The task
Do not repeat pictures. Repeat exactly the lines of the listing below from its first line through the line with "(\h.south |- end);".

Task input
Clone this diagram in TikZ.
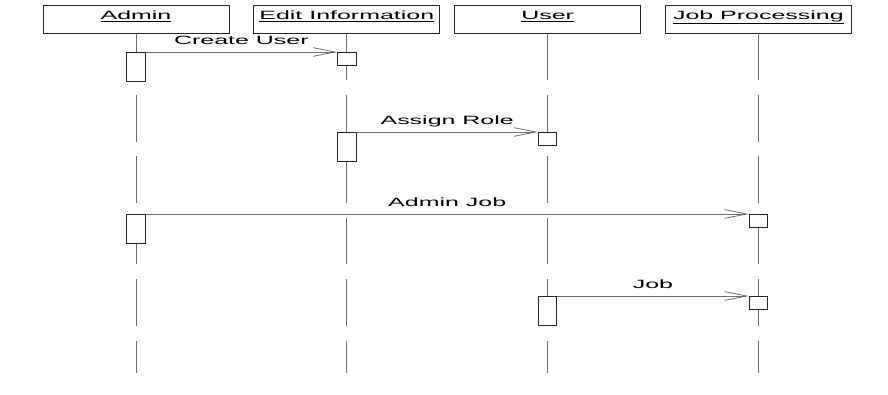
\documentclass[tikz,border=0pt]{standalone}
\usepackage{fontspec}
\setsansfont{Liberation Sans}
\usepackage{tikz}
\usetikzlibrary{positioning, arrows.meta}

\newcommand{\wtext}[1]{\scalebox{2.08}[1]{#1}}

\begin{document}
\begin{tikzpicture}[
  x=0.75pt, y=-0.75pt,
  font=\sffamily\fontsize{9}{11}\selectfont,
  head/.style={draw=black!85, line width=0.6pt, minimum width=139.5pt,
    inner sep=0pt, text height=10.5pt, text depth=10.5pt},
  life/.style={draw=gray!85!black, line width=0.6pt, dash pattern=on 35pt off 11.1pt},
  act/.style={draw=black!85, fill=white, line width=0.6pt, anchor=north,
    minimum width=13.9pt, inner sep=0pt},
  send/.style={act, minimum height=21.4pt},
  recv/.style={act, minimum height=10.1pt},
  msg/.style={draw=gray!85!black, line width=0.6pt,
    -{Straight Barb[length=16.5pt, width=6.5pt]}},
  lbl/.style={midway, above=5.2pt, inner sep=0pt, text depth=0pt},
]
  \useasboundingbox (0,0) rectangle (888,394);

  % heads
  \node[head] (admin) at (136,19) {\wtext{\underline{Admin}}};
  \node[head, right=18pt of admin] (edit) {\wtext{\underline{Edit Information}}};
  \node[head, right=10.5pt of edit] (user) {\wtext{\underline{User}}};
  \node[head, right=18pt of user] (job) {\wtext{\underline{Job Processing}}};

  % message rows and end of the lifelines
  \coordinate (m1) at (0,52);
  \coordinate (m2) at (0,132);
  \coordinate (m3) at (0,214);
  \coordinate (m4) at (0,296);
  \coordinate (end) at (0,373);

  \foreach \h in {admin, edit, user, job} \draw[life] (\h.south) -- (\h.south |- end);

  % activations
  \node[send] (a1) at (admin |- m1) {};
  \node[recv] (e1) at (edit |- m1) {};
  \node[send] (e2) at (edit |- m2) {};
  \node[recv] (u2) at (user |- m2) {};
  \node[send] (a3) at (admin |- m3) {};
  \node[recv] (j3) at (job |- m3) {};
  \node[send] (u4) at (user |- m4) {};
  \node[recv] (j4) at (job |- m4) {};

  \foreach \s/\r/\t in {a1/e1/Create User, e2/u2/Assign Role, a3/j3/Admin Job, u4/j4/Job}
    \draw[msg] (\s.north east) -- (\r.north west) node[lbl] {\wtext{\t}};
\end{tikzpicture}
\end{document}
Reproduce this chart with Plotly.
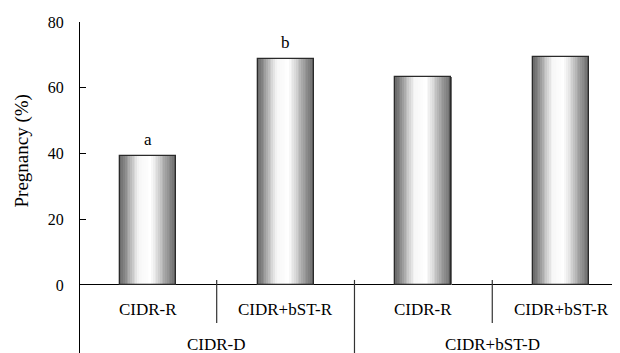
import plotly.graph_objects as go
from plotly.colors import sample_colorscale

# ---- data ----
sub_labels = ["CIDR-R", "CIDR+bST-R", "CIDR-R", "CIDR+bST-R"]
group_labels = ["CIDR-D", "CIDR+bST-D"]
pregnancy = [39.1, 68.6, 63.3, 69.3]
letters = ["a", "b", "", ""]
y_ticks = [0, 20, 40, 60, 80]

# ---- style ----
FONT = "Liberation Serif"
pos = list(range(len(pregnancy)))
bar_w = 0.406
n_strips = 32
grad = [
    [0.0, "#666666"], [0.1, "#8a8a8a"], [0.22, "#c4c4c4"], [0.34, "#f6f6f6"],
    [0.55, "#ffffff"], [0.66, "#e0e0e0"], [0.8, "#a8a8a8"], [0.92, "#828282"],
    [1.0, "#686868"],
]

fig = go.Figure()
sw = bar_w / n_strips
for k in range(n_strips):
    t = (k + 0.5) / n_strips
    col = sample_colorscale(grad, [t])[0]
    off = -bar_w / 2 + (k + 0.5) * sw
    fig.add_trace(go.Bar(
        x=[p + off for p in pos], y=pregnancy, width=sw * 1.2,
        marker=dict(color=col, line=dict(width=0)),
        hoverinfo="skip", showlegend=False,
    ))
# outline
fig.add_trace(go.Bar(
    x=pos, y=pregnancy, width=bar_w,
    marker=dict(color="rgba(0,0,0,0)", line=dict(color="#2a2a2a", width=1.3)),
    showlegend=False,
))

annotations = []
for p, v, l in zip(pos, pregnancy, letters):
    if l:
        annotations.append(dict(x=p, y=v, xref="x", yref="y", text=l, showarrow=False,
                                yanchor="middle", yshift=17,
                                font=dict(family=FONT, size=17, color="black")))
for p, l in zip(pos, sub_labels):
    annotations.append(dict(x=p, y=0, xref="x", yref="y", text=l, showarrow=False,
                            yanchor="middle", yshift=-25,
                            font=dict(family=FONT, size=17, color="black")))
for g, l in enumerate(group_labels):
    annotations.append(dict(x=2 * g + 0.5, y=0, xref="x", yref="y", text=l, showarrow=False,
                            yanchor="middle", yshift=-60,
                            font=dict(family=FONT, size=17, color="black")))
annotations.append(dict(x=0, xref="paper", xanchor="center", xshift=-58,
                        y=40, yref="y", yshift=2, text="Pregnancy (%)", textangle=-90,
                        showarrow=False, font=dict(family=FONT, size=19, color="black")))

shapes = []
for b in [0.5, 2.5]:
    shapes.append(dict(type="line", xref="x", yref="y", ysizemode="pixel", yanchor=0,
                       x0=b, x1=b, y0=5, y1=-38, line=dict(color="#333", width=1.2)))
shapes.append(dict(type="line", xref="x", yref="y", ysizemode="pixel", yanchor=0,
                   x0=1.5, x1=1.5, y0=5, y1=-80, line=dict(color="#333", width=1.2)))

fig.update_layout(
    width=612, height=345,
    margin=dict(l=72, r=0, t=14.3, b=0),
    paper_bgcolor="white", plot_bgcolor="white",
    barmode="overlay", bargap=0,
    showlegend=False,
    annotations=annotations, shapes=shapes,
    font=dict(family=FONT, color="black"),
)
fig.update_xaxes(range=[-0.492, 3.427], showticklabels=False, showgrid=False,
                 zeroline=False, showline=False, ticks="")
fig.update_yaxes(range=[-20.7, 80], tickvals=y_ticks, ticks="inside", ticklen=6,
                 tickcolor="black", showline=True, linecolor="black", linewidth=1,
                 zeroline=True, zerolinecolor="black", zerolinewidth=1, showgrid=False,
                 ticklabelstandoff=12, tickfont=dict(family=FONT, size=16, color="black"))

fig.write_html("out.html")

Exercise answer
Clone this diagram in TikZ.
\documentclass[tikz,border=0pt]{standalone}
\usepackage{fontspec}
\setsansfont{Liberation Sans}
\usepackage{tikz}
\usetikzlibrary{positioning, arrows.meta}

\newcommand{\wtext}[1]{\scalebox{2.08}[1]{#1}}

\begin{document}
\begin{tikzpicture}[
  x=0.75pt, y=-0.75pt,
  font=\sffamily\fontsize{9}{11}\selectfont,
  head/.style={draw=black!85, line width=0.6pt, minimum width=139.5pt,
    inner sep=0pt, text height=10.5pt, text depth=10.5pt},
  life/.style={draw=gray!85!black, line width=0.6pt, dash pattern=on 35pt off 11.1pt},
  act/.style={draw=black!85, fill=white, line width=0.6pt, anchor=north,
    minimum width=13.9pt, inner sep=0pt},
  send/.style={act, minimum height=21.4pt},
  recv/.style={act, minimum height=10.1pt},
  msg/.style={draw=gray!85!black, line width=0.6pt,
    -{Straight Barb[length=16.5pt, width=6.5pt]}},
  lbl/.style={midway, above=5.2pt, inner sep=0pt, text depth=0pt},
]
  \useasboundingbox (0,0) rectangle (888,394);

  % heads
  \node[head] (admin) at (136,19) {\wtext{\underline{Admin}}};
  \node[head, right=18pt of admin] (edit) {\wtext{\underline{Edit Information}}};
  \node[head, right=10.5pt of edit] (user) {\wtext{\underline{User}}};
  \node[head, right=18pt of user] (job) {\wtext{\underline{Job Processing}}};

  % message rows and end of the lifelines
  \coordinate (m1) at (0,52);
  \coordinate (m2) at (0,132);
  \coordinate (m3) at (0,214);
  \coordinate (m4) at (0,296);
  \coordinate (end) at (0,373);

  \foreach \h in {admin, edit, user, job} \draw[life] (\h.south) -- (\h.south |- end);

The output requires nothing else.